Despite covert ops work by the Indonesian government (with support from the U.S.) to set-up anti-secessionist militias in East Timor that harassed to vote against independence, the 1999 referendum overwhelmingly delivered a pro-independence result. But the newly-elected Indonesian President Habibe would not allow the Timorese to break free so easily.

Suharto sworn into Cabinet 1966
General Suharto, left, is being sworn into the Indonesian Cabinet by President Sukarno on July 29, 1966. Suharto came to power after crushing an abortive leftist coup in 1965. (AP Photo)

The events proceeding the referendum verdict would now be remembered as the “East Timorese Crisis”, when Indonesian-backed militias swarmed Timorese communities with violence in retaliation for seceding. During this period an estimated 1,000 Timorese – mostly civilians – would perish, with millions of dollars of damage to infrastructure and property as well.

Joseph Nevins’ book, “A Not-So-Distant Horror: Mass Violence in East Timor“, quoted Ramos-Horta as saying that Indonesia “wanted to wreak havoc before leaving East Timor” (p.84). Geoffrey Robinson’s report on the Crisis said that Indonesia’s response was part of a cultural pattern of “running amok” (p. 275).

While Indonesia troops withdrew from East Timor when the United Nations entered in 1999, pro-Indonesia militias would continue to ravage the Timorese until 2002. That year, the newly-elected Timorese President Xanana Gusmao formally declared independence – christening the former Portuguese colony as the Democratic Republic of Timor-Leste.

The long and bloody struggle of the Timorese people draws plenty of similarities with the Philippine anti-imperialist struggle. For centuries both nations were under the rule of an Iberian power, and given sham independence only to be usurped by a new imperialist power – Indonesia and the U.S. respectively.

Armed struggle domestically was vital, but so too was the work of winning solidarity overseas. In some ways Ramos-Horta is Timor-Leste’s answer to the Philippines’ Jose Rizal – winning the hearts and minds of the global community.

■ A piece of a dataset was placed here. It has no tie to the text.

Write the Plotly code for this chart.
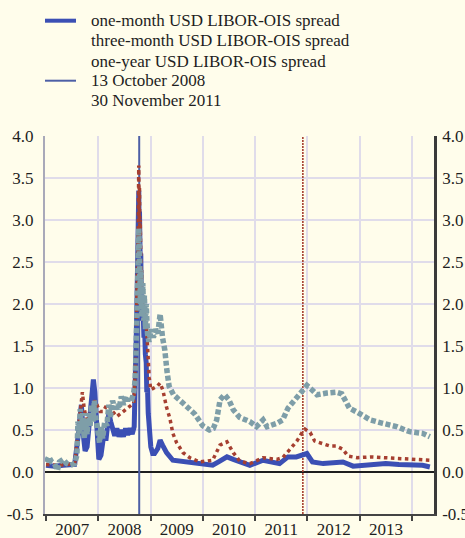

When it seemed like the two countries were on the verge of breaking free from their second colonial masters, they faced utter decimation by an aggressive force – the Japanese invasion for the Philippines, and the onslaught of the pro-Indonesia militias for Timor-Leste.

While Filipino sports fans cheer jubilantly for Timor-Leste in the 30th SEA Games, we should also continuously rally behind our Southeast Asian neighbour in other affairs too. Closer ties should be built among our two countries, drawing on our shared experience with colonialism and our common heritage as predominantly-Catholic nations.